It feels like just yesterday New York rapper Michael Bonema – AKA MIKE – released War In My Pen, the final of four projects he would publish in 2018.
In a genre where new material is demanded at an almost unbelievable pace (and where fans will take matters into their own hands if those demands are not met) the tape was only the latest showcase of MIKE’s ability to keep up. A solid summation of the various ideas that informed breakthrough albums and EPs like MAY GOD BLESS YOUR HUSTLE and BY THE WATER, WAR IN MY PEN was an artistic total package with something for everyone. More so an affirmation of the artist’s place in the industry, as opposed to anything dramatic or unexpected. His newest project, tears of joy is, by contrast, a confident step forward into thrilling new territories, and an artistic accomplishment by any measure, establishing a new high watermark for MIKE and a new line in the sand for his experimental rap contemporaries.
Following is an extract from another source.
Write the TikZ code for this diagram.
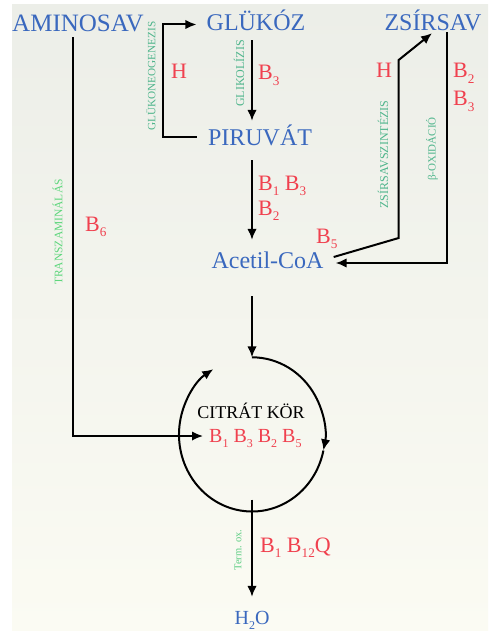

Each song here functions like a tiny piece of a larger diorama, with the final product feeling at all times both carefully considered and freely improvised. The dust on the mirror in an old apartment, the sound of the 2 train outside, summer rain falling on chalk-covered concrete, they’re all details that are as individually important to the story being told as they are open to endless poetical tangents on time, place, and identity. It doesn’t hurt, either, that they come over some of MIKE’s best ever production. Though not entirely self-produced like his previous project, tears of joy is no less cohesive sonically. Rather, the same ideas you’ve come to expect from the artist and the rest of the sLUms collective (stuttering vocal samples, off kilter drum patterns, etc.) are found, here, more fleshed out and buzzing with energy than ever before.
Electric pianos zig-zag endlessly on “Whole Wide World” soul samples clatter gorgeously against trap drums on “Goin’ Truuu” and, on “Summer 17” jittery flutes and vocals slide off the back of what is undeniably the heaviest bass to ever feature in a MIKE song. The self-produced instrumentals, meanwhile – still done under the dj blackpower alias – reach new heights of complexity without losing any of the roughness that has made them so consistently charming and emotionally potent.
This isn’t to say, however, that the imagery or instrumentals ever steal the show or distract from what is MIKE’s most narratively driven work yet. tears of joy is about the passing of Bonema’s mother, and the journey taken to accept that loss. It’s as harrowing as you’d expect, and, though not a stranger to introspection by any means, finds the artist, for the first time, reaching what seem to be the very depths of his character. Lyrics still morph and modulate in real time, jumping from personal storytelling to political commentary to one-liners as relentlessly as ever. Now, however, a pervading and unmistakable sense of grief underscores it all.
On opener “Scarred Lungs Vol. 1 & 2” MIKE raps “the feeling when you got robbed / somebody playing with my mom I hope it’s not God / somebody laying in demise I hope it’s not ours.” Later, on “memorial” he raps “I couldn’t write about much because it hurt mind / why does trying seem to buck me at the worst times? / ever since my mom was flying out of touch now / why you always see me high it’s hard to come down.” Later still, on “Sleepwalk” he continues, “smoking many spliffs ‘cause I can’t sleep at night / running through these kicks I’m on my reaper’s time / burning, I just think about the sweeter times / make them prices high even when that fee declined.”
Each of these lines is from a different point on the record, and yet it feels as though they could all be a part of one continuous verse. This, combined with a general lack of hooks and consistently abstract song structures, makes for a narratively driven record that feels more scattered and raw than linear and conceptual, but is made all the better for it. Grief isn’t something that people always express poetically or without self-contradiction. MIKE knows this, and makes no attempt to straighten out his sound to tell his story. Rather, tears of joy is presented plainly, with all its frayed edges and crooked lines left in the open, and makes for the most compelling, devastating, and uplifting work of his career. On “suffocate” MIKE raps “I couldn’t cut the pain, it only bring the moments I miss / under the summer rain my heart glows straight through the mist / hissin at other strains, noises, they fade in the mix.”
The noises here don’t just fade into the mix, they bring it to life.